Biography of a Landmark: The Chora Monastery and Kariye Camii in Constantinople/Istanbul from Late Antiquity to the 21st Century

 

CUSO-Activity

The conference will take place over two days, April 27 and 28, 2021. The first day will cover a wide range of examples presented by the graduate students. The subject of “Conversions” will be introduced by two keynote presentations in order to give an methodological input for discussion.

 

The second day will center on the different “biographies” of the byzantine monastery Chora/Kariye in Constantinople/Istanbul between late antiquity and the 21st century. A number of international specialists will present key moments in the monument’s history. 

 

In the capital of the Ottoman state Istanbul, nearly four dozen Byzantine churches converted into mosques underwent architectural adjustments to serve new functional purposes as well as new social groups. Their survival throughout the Ottoman period is largely due to their conversion into mosques.

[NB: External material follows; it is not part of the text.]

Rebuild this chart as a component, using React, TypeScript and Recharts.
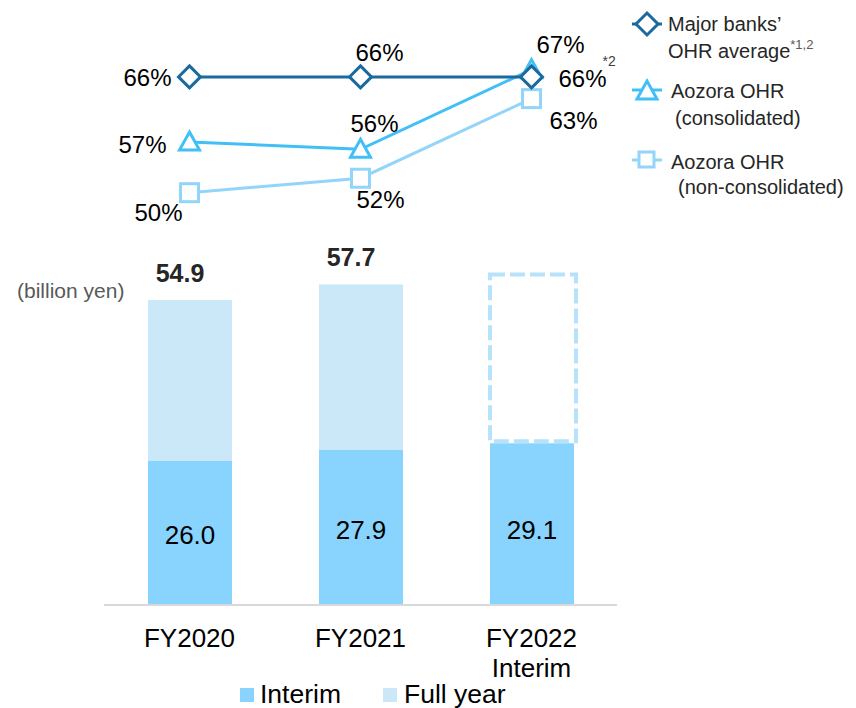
import React from "react";
import { ComposedChart, Bar, Line, XAxis, YAxis, LabelList } from "recharts";

const periods = ["FY2020", "FY2021", "FY2022\nInterim"];
const interim = [26.0, 27.9, 29.1];
const fullYear: (number | null)[] = [54.9, 57.7, null];
// full-year frame for the current year (no result yet)
const fullYearOutline: (number | null)[] = [null, null, 59.5];
const majorBanksOhr = [66, 66, 66];
const aozoraConsolidated = [57, 56, 67];
const aozoraNonConsolidated = [50, 52, 63];

const FONT = "'Liberation Sans', Arial, sans-serif";
const C_MAJOR = "#1b6a9e";
const C_CONS = "#41c0f7";
const C_NONCONS = "#93d5fa";
const C_INTERIM = "#88d4fe";
const C_FULL = "#cbe8f8";
const C_OUTLINE = "#b6e2fb";

const data = periods.map((period, i) => {
  const top = fullYear[i] ?? fullYearOutline[i] ?? interim[i];
  return {
    period,
    interim: interim[i],
    rest: +(top - interim[i]).toFixed(1),
    total: fullYear[i],
    outlined: fullYear[i] == null,
    major: majorBanksOhr[i],
    cons: aozoraConsolidated[i],
    nonCons: aozoraNonConsolidated[i],
  };
});

// label placement around each point: [dx, dy]
const labelOffsets: Record<string, [number, number][]> = {
  major: [[-42, 1], [19, -24], [51, 2]],
  cons: [[-47, 2], [14, -26], [29, -25]],
  nonCons: [[-31, 20], [20, 21], [42, 22]],
};

const pctLabel = (key: string) => (props: any) => {
  const { x, y, value, index } = props;
  const [dx, dy] = labelOffsets[key][index];
  return (
    <g>
      <text
        x={x + dx}
        y={y + dy}
        textAnchor="middle"
        dominantBaseline="central"
        fontSize={24}
        fill="#000"
      >
        {value}%
      </text>
      {key === "major" && index === 2 && (
        <text x={x + dx + 20} y={y + dy - 13} fontSize={14} fill="#404040">
          *2
        </text>
      )}
    </g>
  );
};

const Diamond = ({ cx, cy, stroke }: any) => (
  <path
    d={`M${cx},${cy - 11} L${cx + 11},${cy} L${cx},${cy + 11} L${cx - 11},${cy} Z`}
    fill="#fff"
    stroke={stroke}
    strokeWidth={3}
  />
);
const Triangle = ({ cx, cy, stroke }: any) => (
  <path
    d={`M${cx},${cy - 10} L${cx + 10},${cy + 8} L${cx - 10},${cy + 8} Z`}
    fill="#fff"
    stroke={stroke}
    strokeWidth={3}
  />
);
const Square = ({ cx, cy, stroke }: any) => (
  <rect x={cx - 9} y={cy - 9} width={18} height={18} fill="#fff" stroke={stroke} strokeWidth={3} />
);

const RestShape = (props: any) => {
  const { x, y, width, height, payload } = props;
  if (payload.outlined) {
    return (
      <rect
        x={x}
        y={y}
        width={width + 2}
        height={height - 2}
        fill="none"
        stroke={C_OUTLINE}
        strokeWidth={4}
        strokeDasharray="15 5"
      />
    );
  }
  return <rect x={x} y={y} width={width} height={height} fill={C_FULL} />;
};

const TotalLabel = (props: any) => {
  const { x, y, width, value } = props;
  if (value == null) return null;
  return (
    <text
      x={x + width / 2 - 10}
      y={y - 27}
      textAnchor="middle"
      dominantBaseline="central"
      fontSize={25}
      fontWeight="bold"
      fill="#262626"
    >
      {value.toFixed(1)}
    </text>
  );
};

const InterimLabel = (props: any) => {
  const { x, y, width, height, value } = props;
  return (
    <text
      x={x + width / 2}
      y={Math.max(y + height / 2 + 2, 530)}
      textAnchor="middle"
      dominantBaseline="central"
      fontSize={26}
      fill="#000"
    >
      {value.toFixed(1)}
    </text>
  );
};

const PeriodTick = (props: any) => {
  const { x, y, payload } = props;
  const lines = String(payload.value).split("\n");
  return (
    <text x={x} y={y + 34} textAnchor="middle" fontSize={26} fill="#000">
      {lines.map((l, i) => (
        <tspan key={i} x={x} dy={i === 0 ? 0 : 30}>
          {l}
        </tspan>
      ))}
    </text>
  );
};

// legend entry for a line series: short line with its marker
const LegendMark = ({ y, kind, color }: { y: number; kind: string; color: string }) => (
  <g>
    <line x1={632} y1={y} x2={662} y2={y} stroke={color} strokeWidth={3} />
    {kind === "diamond" && <Diamond cx={647} cy={y} stroke={color} />}
    {kind === "triangle" && <Triangle cx={647} cy={y + 1} stroke={color} />}
    {kind === "square" && (
      <rect x={639} y={y - 8} width={15} height={15} fill="#fff" stroke={color} strokeWidth={3} />
    )}
  </g>
);

export default function App() {
  return (
    <div
      style={{
        position: "absolute",
        left: 0,
        top: 0,
        width: 856,
        height: 708,
        fontFamily: FONT,
        background: "#fff",
      }}
    >
      <ComposedChart
        width={856}
        height={708}
        data={data}
        margin={{ top: 30, right: 239, left: 104, bottom: 0 }}
        style={{ fontFamily: FONT }}
      >
        <XAxis
          dataKey="period"
          interval={0}
          height={103}
          tickLine={false}
          axisLine={{ stroke: "#d9d9d9", strokeWidth: 2 }}
          tick={<PeriodTick />}
        />
        <YAxis yAxisId="amt" hide domain={[0, 103.5]} />
        <YAxis yAxisId="pct" hide domain={[-6.97, 72.48]} />
        <Bar
          yAxisId="amt"
          dataKey="interim"
          stackId="a"
          fill={C_INTERIM}
          barSize={84}
          isAnimationActive={false}
        >
          <LabelList dataKey="interim" content={InterimLabel} />
        </Bar>
        <Bar
          yAxisId="amt"
          dataKey="rest"
          stackId="a"
          fill={C_FULL}
          barSize={84}
          shape={RestShape}
          isAnimationActive={false}
        >
          <LabelList dataKey="total" content={TotalLabel} />
        </Bar>
        <Line
          yAxisId="pct"
          dataKey="nonCons"
          stroke={C_NONCONS}
          strokeWidth={3}
          dot={(p: any) => <Square key={p.index} cx={p.cx} cy={p.cy} stroke={C_NONCONS} />}
          isAnimationActive={false}
        >
          <LabelList dataKey="nonCons" content={pctLabel("nonCons")} />
        </Line>
        <Line
          yAxisId="pct"
          dataKey="cons"
          stroke={C_CONS}
          strokeWidth={3}
          dot={(p: any) => <Triangle key={p.index} cx={p.cx} cy={p.cy} stroke={C_CONS} />}
          isAnimationActive={false}
        >
          <LabelList dataKey="cons" content={pctLabel("cons")} />
        </Line>
        <Line
          yAxisId="pct"
          dataKey="major"
          stroke={C_MAJOR}
          strokeWidth={3}
          dot={(p: any) => <Diamond key={p.index} cx={p.cx} cy={p.cy} stroke={C_MAJOR} />}
          isAnimationActive={false}
        >
          <LabelList dataKey="major" content={pctLabel("major")} />
        </Line>
      </ComposedChart>

      {/* unit note and legends */}
      <svg
        width={856}
        height={708}
        style={{ position: "absolute", left: 0, top: 0, pointerEvents: "none", fontFamily: FONT }}
      >
        <text x={17} y={290} dominantBaseline="central" fontSize={21} fill="#595959">
          (billion yen)
        </text>

        <LegendMark y={24} kind="diamond" color={C_MAJOR} />
        <text x={668} y={24} dominantBaseline="central" fontSize={20} fill="#262626">
          Major banks’
        </text>
        <text x={668} y={51} dominantBaseline="central" fontSize={20} fill="#262626">
          OHR average
          <tspan fontSize={13} fill="#595959" dy={-7}>
            *1,2
          </tspan>
        </text>

        <LegendMark y={90} kind="triangle" color={C_CONS} />
        <text x={671} y={91} dominantBaseline="central" fontSize={20} fill="#262626">
          Aozora OHR
        </text>
        <text x={675} y={118} dominantBaseline="central" fontSize={20} fill="#262626">
          (consolidated)
        </text>

        <LegendMark y={160} kind="square" color={C_NONCONS} />
        <text x={671} y={162} dominantBaseline="central" fontSize={20} fill="#262626">
          Aozora OHR
        </text>
        <text x={678} y={187} dominantBaseline="central" fontSize={20} fill="#262626">
          (non-consolidated)
        </text>

        <rect x={240} y={688} width={14} height={14} fill={C_INTERIM} />
        <text x={260} y={703} fontSize={26.5} fill="#000">
          Interim
        </text>
        <rect x={383} y={688} width={14} height={14} fill={C_FULL} />
        <text x={404} y={703} fontSize={26.5} fill="#000">
          Full year
        </text>
      </svg>
    </div>
  );
}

In the early years of the Turkish Republic, several of these buildings which were largely abandoned and little used were progressively turned into museums, with their Byzantine artistic decoration becoming the center of conservation and research interests.

 

Following the return of the Byzantine court to Constantinople in 1261 and the end of the Latin presence, the city’s artistic patronage was enriched by dynamic aristocratic families connected with the imperial house. By 1321, the old monastery of the Holy Saviour in the Country (Ἱερά Μονὴ τοῦ Ἁγίου Σωτῆρος ἐν τῇ Χώρᾳ), also known as Saint Savior in Chora, was architecturally transformed and refurbished by Grand Logothete Theodore Methochites. By the early 16th century and some decades after the Ottoman conquest of the city, Saint Savior in Chora was converted into a mosque by Grand Vizir Hadım Atik Ali Paşa. The Chora was part of a large group of Byzantine-period churches in Istanbul whose function was modified to serve a new religious community. In 1958, the Chora opened to the public as the Kariye Museum. Subsequent to an order in 2019 by the Turkish Council of State that paved the way for its usage as a mosque, the year 2020 marked the reversal of the status of the Kariye Museum.